The listing below contains a span that opens with the line containing "Reproduce this chart with D3.js." and closes with the line containing "var offsets = [-0.145, 0.14];". Return that span exactly.

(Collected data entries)

>>>>>

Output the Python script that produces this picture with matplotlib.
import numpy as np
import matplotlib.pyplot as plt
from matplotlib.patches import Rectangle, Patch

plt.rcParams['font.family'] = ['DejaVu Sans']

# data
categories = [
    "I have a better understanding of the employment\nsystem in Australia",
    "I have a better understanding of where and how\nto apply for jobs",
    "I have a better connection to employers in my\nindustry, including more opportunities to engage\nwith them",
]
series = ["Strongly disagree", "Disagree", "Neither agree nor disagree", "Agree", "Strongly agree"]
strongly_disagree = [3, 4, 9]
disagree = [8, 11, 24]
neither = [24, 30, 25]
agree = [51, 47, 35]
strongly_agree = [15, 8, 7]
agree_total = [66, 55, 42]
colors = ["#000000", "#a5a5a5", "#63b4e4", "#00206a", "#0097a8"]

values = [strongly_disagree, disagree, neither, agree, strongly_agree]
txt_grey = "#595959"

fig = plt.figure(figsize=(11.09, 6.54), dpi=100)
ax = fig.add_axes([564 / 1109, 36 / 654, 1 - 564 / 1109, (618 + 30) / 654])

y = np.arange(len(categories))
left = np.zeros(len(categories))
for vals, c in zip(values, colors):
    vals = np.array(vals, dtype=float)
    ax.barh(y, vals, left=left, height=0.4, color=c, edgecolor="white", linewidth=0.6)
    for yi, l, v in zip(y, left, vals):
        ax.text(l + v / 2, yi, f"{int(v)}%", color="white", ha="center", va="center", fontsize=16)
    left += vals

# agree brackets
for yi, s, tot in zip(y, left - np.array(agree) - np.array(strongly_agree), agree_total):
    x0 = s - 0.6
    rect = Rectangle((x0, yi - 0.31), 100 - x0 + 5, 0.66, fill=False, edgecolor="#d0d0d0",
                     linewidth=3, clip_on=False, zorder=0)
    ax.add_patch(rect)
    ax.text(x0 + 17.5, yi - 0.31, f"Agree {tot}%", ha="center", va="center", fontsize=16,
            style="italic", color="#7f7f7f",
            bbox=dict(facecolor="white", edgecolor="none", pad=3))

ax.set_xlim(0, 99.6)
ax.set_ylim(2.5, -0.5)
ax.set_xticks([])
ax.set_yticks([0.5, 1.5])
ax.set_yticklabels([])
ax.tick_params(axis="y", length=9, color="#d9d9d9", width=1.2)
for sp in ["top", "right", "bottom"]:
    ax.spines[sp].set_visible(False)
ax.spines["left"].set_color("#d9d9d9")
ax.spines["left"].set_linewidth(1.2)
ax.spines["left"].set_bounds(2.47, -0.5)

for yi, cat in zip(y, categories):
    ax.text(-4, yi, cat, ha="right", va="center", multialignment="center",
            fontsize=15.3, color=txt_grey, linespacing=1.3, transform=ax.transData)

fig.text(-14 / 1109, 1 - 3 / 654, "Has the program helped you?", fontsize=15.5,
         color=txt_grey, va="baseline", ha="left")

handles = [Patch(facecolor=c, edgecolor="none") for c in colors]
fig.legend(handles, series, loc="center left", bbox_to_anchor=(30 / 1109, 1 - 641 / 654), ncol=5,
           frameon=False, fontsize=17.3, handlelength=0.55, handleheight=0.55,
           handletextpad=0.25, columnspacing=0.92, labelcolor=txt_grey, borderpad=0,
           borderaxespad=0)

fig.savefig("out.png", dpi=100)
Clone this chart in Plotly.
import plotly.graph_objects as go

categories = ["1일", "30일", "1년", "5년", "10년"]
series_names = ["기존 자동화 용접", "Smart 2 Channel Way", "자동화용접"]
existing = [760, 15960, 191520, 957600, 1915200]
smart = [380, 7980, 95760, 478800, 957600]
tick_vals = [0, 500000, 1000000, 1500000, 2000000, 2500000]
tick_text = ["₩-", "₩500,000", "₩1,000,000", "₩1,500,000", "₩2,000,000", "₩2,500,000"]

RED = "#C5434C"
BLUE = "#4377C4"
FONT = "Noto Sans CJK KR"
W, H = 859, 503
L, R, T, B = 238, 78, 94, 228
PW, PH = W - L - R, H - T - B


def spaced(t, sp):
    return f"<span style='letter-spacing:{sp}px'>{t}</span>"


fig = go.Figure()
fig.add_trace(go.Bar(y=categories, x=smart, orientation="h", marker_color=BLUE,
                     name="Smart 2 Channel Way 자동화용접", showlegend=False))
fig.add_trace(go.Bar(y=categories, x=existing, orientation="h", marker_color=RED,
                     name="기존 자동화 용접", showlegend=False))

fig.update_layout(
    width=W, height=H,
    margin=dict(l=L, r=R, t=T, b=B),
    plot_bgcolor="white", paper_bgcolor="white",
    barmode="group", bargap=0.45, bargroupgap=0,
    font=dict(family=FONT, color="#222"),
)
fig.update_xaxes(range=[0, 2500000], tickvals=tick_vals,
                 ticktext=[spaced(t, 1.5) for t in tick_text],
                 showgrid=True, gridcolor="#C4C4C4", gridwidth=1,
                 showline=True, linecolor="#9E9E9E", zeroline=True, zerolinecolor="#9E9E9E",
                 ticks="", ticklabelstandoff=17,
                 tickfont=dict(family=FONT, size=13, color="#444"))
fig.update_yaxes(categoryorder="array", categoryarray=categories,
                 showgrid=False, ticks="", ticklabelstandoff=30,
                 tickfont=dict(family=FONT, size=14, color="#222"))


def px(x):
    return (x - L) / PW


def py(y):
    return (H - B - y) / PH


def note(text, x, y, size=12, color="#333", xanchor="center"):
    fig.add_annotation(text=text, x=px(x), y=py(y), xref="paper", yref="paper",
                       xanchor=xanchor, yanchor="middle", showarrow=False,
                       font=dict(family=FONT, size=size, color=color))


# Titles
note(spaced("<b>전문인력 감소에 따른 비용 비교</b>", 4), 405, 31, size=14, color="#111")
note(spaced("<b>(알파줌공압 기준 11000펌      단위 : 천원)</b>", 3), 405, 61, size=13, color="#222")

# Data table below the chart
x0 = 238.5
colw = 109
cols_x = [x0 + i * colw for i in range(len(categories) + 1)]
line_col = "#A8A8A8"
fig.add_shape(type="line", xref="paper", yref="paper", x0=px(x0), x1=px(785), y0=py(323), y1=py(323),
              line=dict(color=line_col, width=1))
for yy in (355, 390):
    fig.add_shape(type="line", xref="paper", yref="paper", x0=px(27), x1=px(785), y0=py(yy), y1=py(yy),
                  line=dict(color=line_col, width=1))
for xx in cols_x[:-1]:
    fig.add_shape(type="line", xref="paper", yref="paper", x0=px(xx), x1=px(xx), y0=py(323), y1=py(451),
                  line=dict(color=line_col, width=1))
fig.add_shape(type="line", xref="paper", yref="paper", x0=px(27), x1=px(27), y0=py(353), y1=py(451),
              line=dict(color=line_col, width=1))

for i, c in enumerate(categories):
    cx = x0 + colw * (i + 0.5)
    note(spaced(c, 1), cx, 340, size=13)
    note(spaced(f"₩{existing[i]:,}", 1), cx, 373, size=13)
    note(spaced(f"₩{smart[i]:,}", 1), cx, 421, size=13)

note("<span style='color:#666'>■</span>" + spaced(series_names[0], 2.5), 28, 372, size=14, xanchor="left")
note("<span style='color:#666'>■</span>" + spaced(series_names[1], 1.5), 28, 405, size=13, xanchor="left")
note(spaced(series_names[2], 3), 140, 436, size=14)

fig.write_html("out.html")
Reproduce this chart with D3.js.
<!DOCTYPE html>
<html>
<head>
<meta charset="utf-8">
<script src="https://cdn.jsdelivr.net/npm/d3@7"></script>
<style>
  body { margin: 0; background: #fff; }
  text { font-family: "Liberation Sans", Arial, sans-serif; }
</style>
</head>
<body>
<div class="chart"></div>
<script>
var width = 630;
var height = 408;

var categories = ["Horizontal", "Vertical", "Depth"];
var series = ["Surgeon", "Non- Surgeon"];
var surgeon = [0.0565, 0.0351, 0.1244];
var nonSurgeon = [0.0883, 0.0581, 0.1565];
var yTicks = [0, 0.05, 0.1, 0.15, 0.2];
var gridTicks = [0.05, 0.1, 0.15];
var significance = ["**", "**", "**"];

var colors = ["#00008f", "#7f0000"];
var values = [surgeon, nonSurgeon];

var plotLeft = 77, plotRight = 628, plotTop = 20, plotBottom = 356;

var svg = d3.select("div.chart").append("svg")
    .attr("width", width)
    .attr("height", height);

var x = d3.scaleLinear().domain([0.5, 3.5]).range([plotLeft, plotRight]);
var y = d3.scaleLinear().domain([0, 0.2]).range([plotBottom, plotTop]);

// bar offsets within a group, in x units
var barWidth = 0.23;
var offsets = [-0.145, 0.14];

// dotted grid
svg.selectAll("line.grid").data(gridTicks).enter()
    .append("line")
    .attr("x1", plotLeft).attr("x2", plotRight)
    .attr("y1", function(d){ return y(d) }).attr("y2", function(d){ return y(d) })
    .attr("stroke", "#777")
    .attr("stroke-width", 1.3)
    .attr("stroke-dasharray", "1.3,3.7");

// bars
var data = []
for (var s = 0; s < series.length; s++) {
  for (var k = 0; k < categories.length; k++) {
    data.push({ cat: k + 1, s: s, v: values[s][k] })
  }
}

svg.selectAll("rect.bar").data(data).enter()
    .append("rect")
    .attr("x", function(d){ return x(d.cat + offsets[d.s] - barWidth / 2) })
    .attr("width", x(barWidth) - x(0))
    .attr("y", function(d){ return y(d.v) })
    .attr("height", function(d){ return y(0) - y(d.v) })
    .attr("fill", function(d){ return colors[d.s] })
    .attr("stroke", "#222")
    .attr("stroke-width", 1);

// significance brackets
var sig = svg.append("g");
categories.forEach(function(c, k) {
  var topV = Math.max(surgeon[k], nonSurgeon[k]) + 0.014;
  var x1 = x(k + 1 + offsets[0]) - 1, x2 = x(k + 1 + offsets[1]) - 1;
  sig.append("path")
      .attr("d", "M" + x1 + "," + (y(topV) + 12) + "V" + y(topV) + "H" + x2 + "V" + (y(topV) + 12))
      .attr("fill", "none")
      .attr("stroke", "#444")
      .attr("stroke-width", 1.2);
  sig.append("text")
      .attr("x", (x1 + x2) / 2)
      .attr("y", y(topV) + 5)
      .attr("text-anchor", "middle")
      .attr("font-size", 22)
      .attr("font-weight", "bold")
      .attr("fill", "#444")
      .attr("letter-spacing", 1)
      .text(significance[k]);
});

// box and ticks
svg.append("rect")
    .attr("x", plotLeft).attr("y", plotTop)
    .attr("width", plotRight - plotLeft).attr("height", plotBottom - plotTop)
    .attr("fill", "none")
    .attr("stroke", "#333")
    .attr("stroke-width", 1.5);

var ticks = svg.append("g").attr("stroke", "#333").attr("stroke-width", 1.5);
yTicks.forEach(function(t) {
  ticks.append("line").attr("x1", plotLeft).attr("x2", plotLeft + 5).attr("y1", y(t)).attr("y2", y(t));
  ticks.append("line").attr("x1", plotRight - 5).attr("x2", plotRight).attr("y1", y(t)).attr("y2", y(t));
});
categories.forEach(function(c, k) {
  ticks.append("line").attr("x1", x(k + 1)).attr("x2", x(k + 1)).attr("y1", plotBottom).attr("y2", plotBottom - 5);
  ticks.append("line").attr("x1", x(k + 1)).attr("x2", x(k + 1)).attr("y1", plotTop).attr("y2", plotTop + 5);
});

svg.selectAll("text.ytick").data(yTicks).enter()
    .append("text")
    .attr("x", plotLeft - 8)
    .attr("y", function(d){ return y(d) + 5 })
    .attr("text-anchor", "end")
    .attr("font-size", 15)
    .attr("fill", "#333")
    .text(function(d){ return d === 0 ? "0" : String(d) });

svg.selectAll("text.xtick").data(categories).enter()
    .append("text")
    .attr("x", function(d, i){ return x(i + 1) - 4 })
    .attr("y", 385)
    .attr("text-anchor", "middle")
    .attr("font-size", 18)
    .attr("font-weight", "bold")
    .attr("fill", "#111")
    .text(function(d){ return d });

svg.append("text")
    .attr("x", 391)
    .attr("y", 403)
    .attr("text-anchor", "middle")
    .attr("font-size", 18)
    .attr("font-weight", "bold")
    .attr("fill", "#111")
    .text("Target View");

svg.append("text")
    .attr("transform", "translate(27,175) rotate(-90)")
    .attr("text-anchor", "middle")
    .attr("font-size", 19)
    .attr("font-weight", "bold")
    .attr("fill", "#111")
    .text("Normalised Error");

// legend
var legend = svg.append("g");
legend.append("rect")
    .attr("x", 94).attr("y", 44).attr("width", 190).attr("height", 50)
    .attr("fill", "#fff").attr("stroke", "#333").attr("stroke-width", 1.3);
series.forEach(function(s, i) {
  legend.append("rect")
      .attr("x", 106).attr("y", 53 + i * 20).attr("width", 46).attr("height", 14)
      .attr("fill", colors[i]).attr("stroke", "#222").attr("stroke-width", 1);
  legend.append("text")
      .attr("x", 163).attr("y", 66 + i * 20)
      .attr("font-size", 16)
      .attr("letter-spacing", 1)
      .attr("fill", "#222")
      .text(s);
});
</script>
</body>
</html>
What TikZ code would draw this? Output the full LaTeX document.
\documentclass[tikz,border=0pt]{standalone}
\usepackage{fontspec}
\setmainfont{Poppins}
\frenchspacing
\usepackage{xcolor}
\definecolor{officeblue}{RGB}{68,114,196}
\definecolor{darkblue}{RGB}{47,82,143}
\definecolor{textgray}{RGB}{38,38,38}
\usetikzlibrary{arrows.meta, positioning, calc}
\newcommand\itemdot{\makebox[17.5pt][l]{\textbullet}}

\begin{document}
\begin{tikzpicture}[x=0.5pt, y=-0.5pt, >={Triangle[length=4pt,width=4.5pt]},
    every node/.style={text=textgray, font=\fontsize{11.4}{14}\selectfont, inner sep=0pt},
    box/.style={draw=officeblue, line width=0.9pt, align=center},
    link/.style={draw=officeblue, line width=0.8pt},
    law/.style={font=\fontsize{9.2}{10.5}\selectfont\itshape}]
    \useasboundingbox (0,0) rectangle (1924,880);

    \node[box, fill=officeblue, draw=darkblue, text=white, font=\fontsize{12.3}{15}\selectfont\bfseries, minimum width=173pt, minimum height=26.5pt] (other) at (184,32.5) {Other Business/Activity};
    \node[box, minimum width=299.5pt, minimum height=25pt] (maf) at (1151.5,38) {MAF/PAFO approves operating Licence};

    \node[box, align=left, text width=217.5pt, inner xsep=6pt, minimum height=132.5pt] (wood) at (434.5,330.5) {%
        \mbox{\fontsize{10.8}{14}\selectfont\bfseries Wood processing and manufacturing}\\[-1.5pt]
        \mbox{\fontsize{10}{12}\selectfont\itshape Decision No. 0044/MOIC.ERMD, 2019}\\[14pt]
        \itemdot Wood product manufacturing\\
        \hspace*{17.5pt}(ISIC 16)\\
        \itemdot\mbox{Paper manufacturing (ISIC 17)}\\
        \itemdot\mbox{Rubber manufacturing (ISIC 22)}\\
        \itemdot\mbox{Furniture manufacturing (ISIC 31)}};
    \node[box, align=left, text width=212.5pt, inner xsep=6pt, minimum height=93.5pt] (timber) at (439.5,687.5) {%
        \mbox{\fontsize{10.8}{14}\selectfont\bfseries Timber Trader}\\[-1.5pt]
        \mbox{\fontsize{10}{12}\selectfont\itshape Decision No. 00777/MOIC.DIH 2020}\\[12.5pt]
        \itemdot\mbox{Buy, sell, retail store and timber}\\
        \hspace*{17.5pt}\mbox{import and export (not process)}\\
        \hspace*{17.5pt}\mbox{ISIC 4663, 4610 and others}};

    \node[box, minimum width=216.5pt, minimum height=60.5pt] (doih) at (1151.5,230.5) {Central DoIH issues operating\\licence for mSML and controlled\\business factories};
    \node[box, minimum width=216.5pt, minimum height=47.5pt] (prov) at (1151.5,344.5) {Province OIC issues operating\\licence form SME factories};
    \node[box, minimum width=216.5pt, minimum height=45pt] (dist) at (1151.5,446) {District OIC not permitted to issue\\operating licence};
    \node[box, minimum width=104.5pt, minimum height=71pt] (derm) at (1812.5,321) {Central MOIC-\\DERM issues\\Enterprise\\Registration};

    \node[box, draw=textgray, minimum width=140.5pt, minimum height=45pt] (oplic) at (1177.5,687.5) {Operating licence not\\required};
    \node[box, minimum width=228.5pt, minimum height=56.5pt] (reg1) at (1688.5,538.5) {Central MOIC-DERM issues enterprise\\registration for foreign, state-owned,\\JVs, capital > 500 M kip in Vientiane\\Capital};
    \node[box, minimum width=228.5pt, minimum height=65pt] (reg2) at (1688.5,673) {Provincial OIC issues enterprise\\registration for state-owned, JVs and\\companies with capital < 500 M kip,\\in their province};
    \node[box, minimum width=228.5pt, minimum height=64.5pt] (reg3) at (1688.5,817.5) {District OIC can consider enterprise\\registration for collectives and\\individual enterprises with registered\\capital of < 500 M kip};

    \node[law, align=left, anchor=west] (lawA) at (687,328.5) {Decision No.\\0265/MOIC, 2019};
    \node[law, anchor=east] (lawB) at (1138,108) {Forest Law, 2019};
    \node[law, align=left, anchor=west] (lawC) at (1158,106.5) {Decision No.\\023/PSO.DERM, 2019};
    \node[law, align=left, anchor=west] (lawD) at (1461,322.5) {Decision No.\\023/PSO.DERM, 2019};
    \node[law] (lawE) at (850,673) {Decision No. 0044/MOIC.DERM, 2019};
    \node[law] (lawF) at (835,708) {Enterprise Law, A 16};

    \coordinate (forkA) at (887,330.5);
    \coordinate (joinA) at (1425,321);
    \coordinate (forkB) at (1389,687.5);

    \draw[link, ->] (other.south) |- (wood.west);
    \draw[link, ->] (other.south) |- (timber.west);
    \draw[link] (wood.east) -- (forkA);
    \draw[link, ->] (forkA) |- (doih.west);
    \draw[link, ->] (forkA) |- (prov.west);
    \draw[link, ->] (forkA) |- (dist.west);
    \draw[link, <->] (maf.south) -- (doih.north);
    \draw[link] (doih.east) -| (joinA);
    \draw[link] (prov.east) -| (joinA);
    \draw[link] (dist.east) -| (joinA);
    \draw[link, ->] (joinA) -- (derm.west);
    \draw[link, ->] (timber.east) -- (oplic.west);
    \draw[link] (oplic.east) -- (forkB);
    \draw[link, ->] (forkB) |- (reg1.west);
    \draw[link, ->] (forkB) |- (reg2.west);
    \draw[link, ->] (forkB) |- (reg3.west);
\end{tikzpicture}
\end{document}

<<<<<

> **Result**:
Reproduce this chart with D3.js.
<!DOCTYPE html>
<html>
<head>
<meta charset="utf-8">
<script src="https://cdn.jsdelivr.net/npm/d3@7"></script>
<style>
  body { margin: 0; background: #fff; }
  text { font-family: "Liberation Sans", Arial, sans-serif; }
</style>
</head>
<body>
<div class="chart"></div>
<script>
var width = 630;
var height = 408;

var categories = ["Horizontal", "Vertical", "Depth"];
var series = ["Surgeon", "Non- Surgeon"];
var surgeon = [0.0565, 0.0351, 0.1244];
var nonSurgeon = [0.0883, 0.0581, 0.1565];
var yTicks = [0, 0.05, 0.1, 0.15, 0.2];
var gridTicks = [0.05, 0.1, 0.15];
var significance = ["**", "**", "**"];

var colors = ["#00008f", "#7f0000"];
var values = [surgeon, nonSurgeon];

var plotLeft = 77, plotRight = 628, plotTop = 20, plotBottom = 356;

var svg = d3.select("div.chart").append("svg")
    .attr("width", width)
    .attr("height", height);

var x = d3.scaleLinear().domain([0.5, 3.5]).range([plotLeft, plotRight]);
var y = d3.scaleLinear().domain([0, 0.2]).range([plotBottom, plotTop]);

// bar offsets within a group, in x units
var barWidth = 0.23;
var offsets = [-0.145, 0.14];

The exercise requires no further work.